El romance de Alfonsina Storni y Horacio Quiroga.
Mantuvieron una relación en la que los unió la complicidad. El trato entre dos escritores que se veían como pares
Horacio Quiroga trabajaba como crítico cinematográfico (primero en Caras y Caretas, luego en El Hogar), razón por la cual iba muy seguido al cine. Pero nunca disfrutaba tanto esas salidas como cuando iba acompañado de Alfonsina Storni, porque significaba que luego irían a algún café para conversar largamente.
Disfrutaban mucho estar juntos, los unía una complicidad indestructible. Una atracción que, a veces, se manifestaba públicamente. Una noche, en una reunión en una casa de la calle Tronador, donde se reunían los escritores de la época, hubo un juego con prendas. A Horacio y Alfonsina les tocó besar al mismo tiempo las caras de un reloj de cadena que sostenía Horacio. Este rápidamente retiró el reloj en el momento que Alfonsina aproximaba a sus labios. Ese beso fue la confirmación de algo que hasta entonces sólo tenía la consistencia de un rumor.
El escritor uruguayo mencionaba a Alfonsina frecuentemente en sus cartas entre los años 1919 y 1922, ese es el período en el que se presume que la relación fue más intensa. En sus misivas a su amigo José María, la menciona con respeto por su obra, la trata como su igual y solo con el nombre de Alfonsina. Hay testimonios de momentos compartidos por la pareja en la Banda Oriental.

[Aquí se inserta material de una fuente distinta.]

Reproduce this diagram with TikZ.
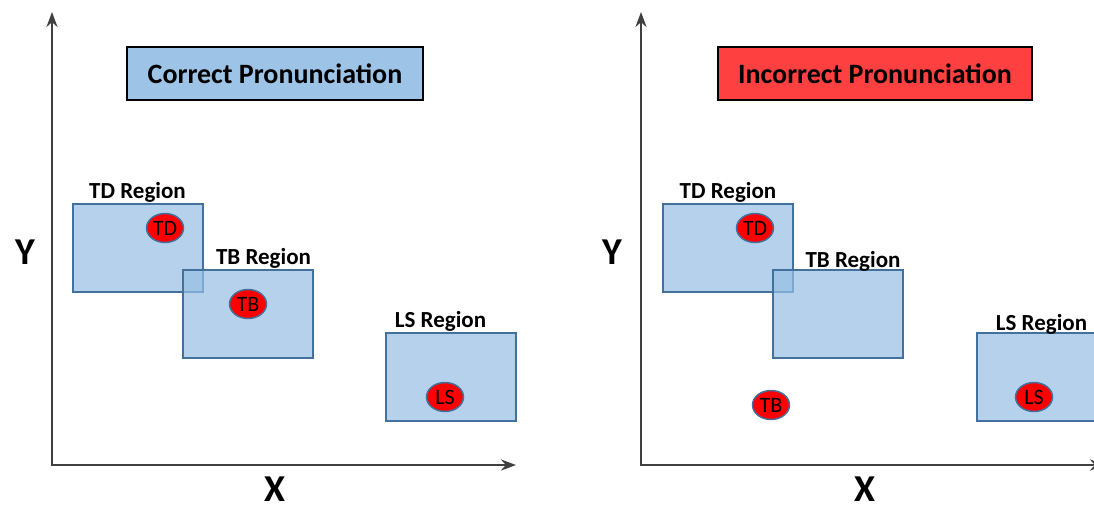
\documentclass[tikz,border=0pt]{standalone}
\usepackage{fontspec}
\setmainfont{Carlito}
\usetikzlibrary{shapes,arrows.meta}
\definecolor{regionfill}{RGB}{150,190,228}
\definecolor{regionline}{RGB}{65,113,156}
\definecolor{axisgray}{RGB}{64,64,64}
\definecolor{goodblue}{RGB}{157,195,230}
\definecolor{badred}{RGB}{255,64,64}

\begin{document}
\begin{tikzpicture}[x=1pt,y=-1pt]
\tikzstyle{region} = [draw=regionline, line width=2pt, fill=regionfill, fill opacity=0.7, minimum width=130pt, minimum height=88pt, inner sep=0pt]
\tikzstyle{regionlabel} = [font=\bfseries\fontsize{23}{23}\selectfont, inner sep=0pt, label distance=0pt]
\tikzstyle{point} = [ellipse, draw=regionline, line width=1.5pt, fill=red, minimum width=37pt, minimum height=29pt, inner sep=0pt, font=\fontsize{22}{22}\selectfont]
\tikzstyle{title} = [draw=black, line width=2pt, minimum height=53pt, font=\bfseries\fontsize{28}{28}\selectfont]
\tikzstyle{axis} = [axisgray, line width=2.5pt, {Stealth[length=15pt,width=11pt]}-{Stealth[length=15pt,width=11pt]}]
\tikzstyle{axislabel} = [font=\bfseries\fontsize{38}{38}\selectfont]
\clip (0,0) rectangle (1094,504);

% correct pronunciation
\coordinate (oc) at (52,465);
\coordinate (yc) at (52,12);
\coordinate (xc) at (516,465);
\draw[axis] (yc) -- (oc) -- (xc);
\node[axislabel] (ylc) at (25,252) {Y};
\node[axislabel] (xlc) at (275,489) {X};
\node[title, fill=goodblue, minimum width=296pt] (tc) at (275,73.5) {Correct Pronunciation};

\node[region, label={[regionlabel]above:TD Region}] (tdrc) at (137.5,248) {};
\node[region, label={[regionlabel, xshift=16pt]above:TB Region}] (tbrc) at (247.5,314) {};
\node[region, label={[regionlabel, xshift=-10pt]above:LS Region}] (lsrc) at (450.5,377) {};
\node[point] (tdc) at (165,228) {TD};
\node[point] (tbc) at (248,304) {TB};
\node[point] (lsc) at (445,397) {LS};

% incorrect pronunciation
\coordinate (oi) at (641,465);
\coordinate (yi) at (641,12);
\coordinate (xi) at (1105,465);
\draw[axis] (yi) -- (oi) -- (xi);
\node[axislabel] (yli) at (612,252) {Y};
\node[axislabel] (xli) at (865,489) {X};
\node[title, fill=badred, minimum width=314pt] (ti) at (875,73.5) {Incorrect Pronunciation};

\node[region, label={[regionlabel]above:TD Region}] (tdri) at (728,248) {};
\node[region, label={[regionlabel, xshift=15pt, yshift=-3pt]above:TB Region}] (tbri) at (838,314) {};
\node[region, label={[regionlabel, yshift=-3pt]above:LS Region}] (lsri) at (1041.5,377) {};
\node[point] (tdi) at (755,228) {TD};
\node[point] (tbi) at (771,405) {TB};
\node[point] (lsi) at (1034,397) {LS};
\end{tikzpicture}
\end{document}
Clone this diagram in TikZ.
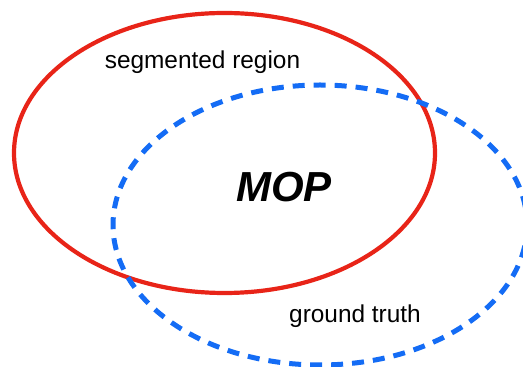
\documentclass[tikz,border=0pt]{standalone}
\usepackage{fontspec}
\setmainfont{Liberation Sans}
\usepackage{tikz}
\usetikzlibrary{positioning}
\definecolor{segred}{RGB}{232,36,24}
\definecolor{truthblue}{RGB}{20,108,245}

\begin{document}
\begin{tikzpicture}[x=0.5pt, y=-0.5pt]
    \useasboundingbox (0,0) rectangle (523,367);
    \clip (0,0) rectangle (523,367);
\draw[segred, line width=2.1pt](224.5,153) ellipse [x radius=210.5, y radius=140];
\draw[truthblue, line width=2.5pt, dash pattern=on 6pt off 4.5pt](320,225) ellipse [x radius=207, y radius=140];
\node (seg) at (202.5,69)[anchor=base]{\fontsize{12.2}{14}\selectfont segmented region};
\node (gt) at (355,322)[anchor=base]{\fontsize{12.2}{14}\selectfont ground truth};
\node (mop) at (284,202)[anchor=base]{\fontsize{21}{25}\selectfont\bfseries\itshape MOP};

\end{tikzpicture}
\end{document}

Emir Rodríguez Monegal, biógrafo de Quiroga, toma el relato de Emilio Oribe, poeta uruguayo, quien dijo que Horacio Quiroga esperó a Alfonsina Storni a la salida de una conferencia en la Universidad de Montevideo, que dio sobre la poesía de Delmira Agustini. Quiroga no quiso asistir a este evento pero la esperó a Alfonsina a la salida. Ella estaba tocada de un sombrero de paja que sorprendió a los habitantes del barrio cercano al puerto, quienes los vieron sacarse sonrientes una foto en la puerta del restaurante al que entrarían. Volverían a encontrarse muchas otras veces en Uruguay, durante los años en que Quiroga fue adscrito del Consulado en Uruguay.
En 1925, Horacio Quiroga se radicó en Misiones. Había ido por primera vez a esa provincia en 1903, acompañado por Leopoldo Lugones. Cuando decidió regresar, pero para vivir en la selva, intentó convencer a Alfonsina. Fue Benito Quinquela Martín quien la disuadió: “¿Con ese loco? ¡No!”. El pintor tenía una relación áspera con Quiroga, quien lo llamaba “chinche”, porque el verdadero apellido del pintor de la Boca era Chinchela. Lo cierto es que el escritor viajó solo a San Ignacio, dejando su departamento al uruguayo Enrique Amorim. Cada tanto Alfonsina iba a esa vivienda en busca de noticias de Quiroga, quien, perdido entre la densa vegetación de ese pequeño pueblo de provincia –que le inspiraría los Cuentos de la selva; no se hacía tiempo para escribir cartas. No era un hombre que hiciera exactamente lo que se esperaba de él. Este viaje a Misiones fue una prueba de ello.
Sus amigos se preguntaban: “¿Qué hace este escritor de ciudad, que ama caminar por las calles de París, pasando el día a machetazo limpio en la selva, jactándose de matar una termita en tres minutos y una víbora en veinticinco”. Pero ahí estaba, flaco como una rama, construyendo con sus propias manos su casa en la selva, remando ida y vuelta durante dos días ciento veinte kilómetros entre San Ignacio y Posadas, o capaz de viajar ochocientos kilómetros en una motocicleta destartalada para visitar a una amiga rosarina.
Horacio Quiroga estuvo en Misiones un año y, a su regreso a Buenos Aires, volvió a encontrarse con Alfonsina. Se reunían en una casa que había alquilado en Vicente López, donde se leían recíprocamente sus textos, o iban al cine o a conciertos organizados por la Sociedad Wagneriana.
Esta relación finalizó en 1927, cuando el escritor conoció a María Elena Bravo y se casó por segunda vez. Cuando a Quiroga le diagnosticaron cáncer, para evitar la agonía y las humillaciones del dolor, se suicidó. Alfonsina, entonces, escribió: “Morir como tú, Horacio, en tus cabales, y así como en tus cuentos, no está mal; un rayo a tiempo y se acabó la feria...”
Ella, que estaba convencida que más pudre el miedo que la muerte, como una última y paradojal rebelión, el 25 de octubre de 1938, se dejó tragar por el mar.